The gymnast must perform certain tasks during their routine which can lead to a deduction if they miss it. These are: a full turn on one foot, both a forward and a backward acrobatic element, a series of two acrobatic skills done one after the other, and a connection of two dance elements such as a leap, a jump, or a jump with a 180 degree leg split.

The beam is just over 4’ off of the ground and is 4” wide and 16 ½’ long. This beam is often covered with a leather-like material or something to help prevent slipping. Sometime practice beams are closer to the ground to help beginners feel more comfortable. These are very important measurements to a gymnast since if they miscalculate and fall off for any reason a whole point is deducted from their score.

The gymnast can choose whether they want to wear gymnastic shoes, go barefoot, or chalk their feet when competing. They are also allowed to have small markings on the balance beam to help them when they are doing their routine.

The Floor Details

The scoring acronym for the floor event is FX. Like the beam event, the floor event lasts no more than a minute and a half. Also like the beam there are certain maneuvers that must be included in the routine in order to avoid deductions. These three maneuvers are: a non-acrobatic one, a forward motion acrobatic one, and a backward motion acrobatic one.

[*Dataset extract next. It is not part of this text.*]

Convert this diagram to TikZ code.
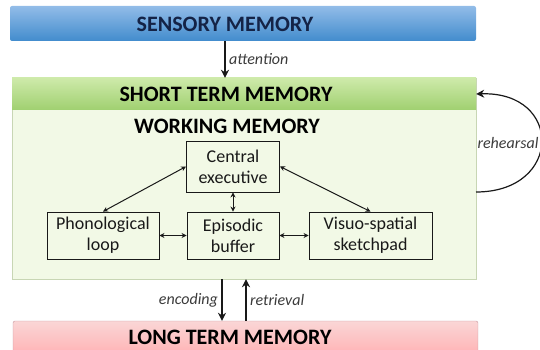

The judging for this is based on form, artistry, difficulty, and also the use of the floor. A good routine should use as much area in the square as possible, so if you stay in one area too much and do not use the whole square it does count against you.

The floor is marked off 39’ by 39’ area that has nothing in it besides the floor, the edges of this square being clearly marked. The floor itself is made up of a spring floor material that has a small amount of both cushion and bounce to it.

The floor event is the only one that is done to music and can sometimes be mistaken as a form of ballet. However, it is important to note that music that has lyrics is not allowed here; only instrumental music can be played.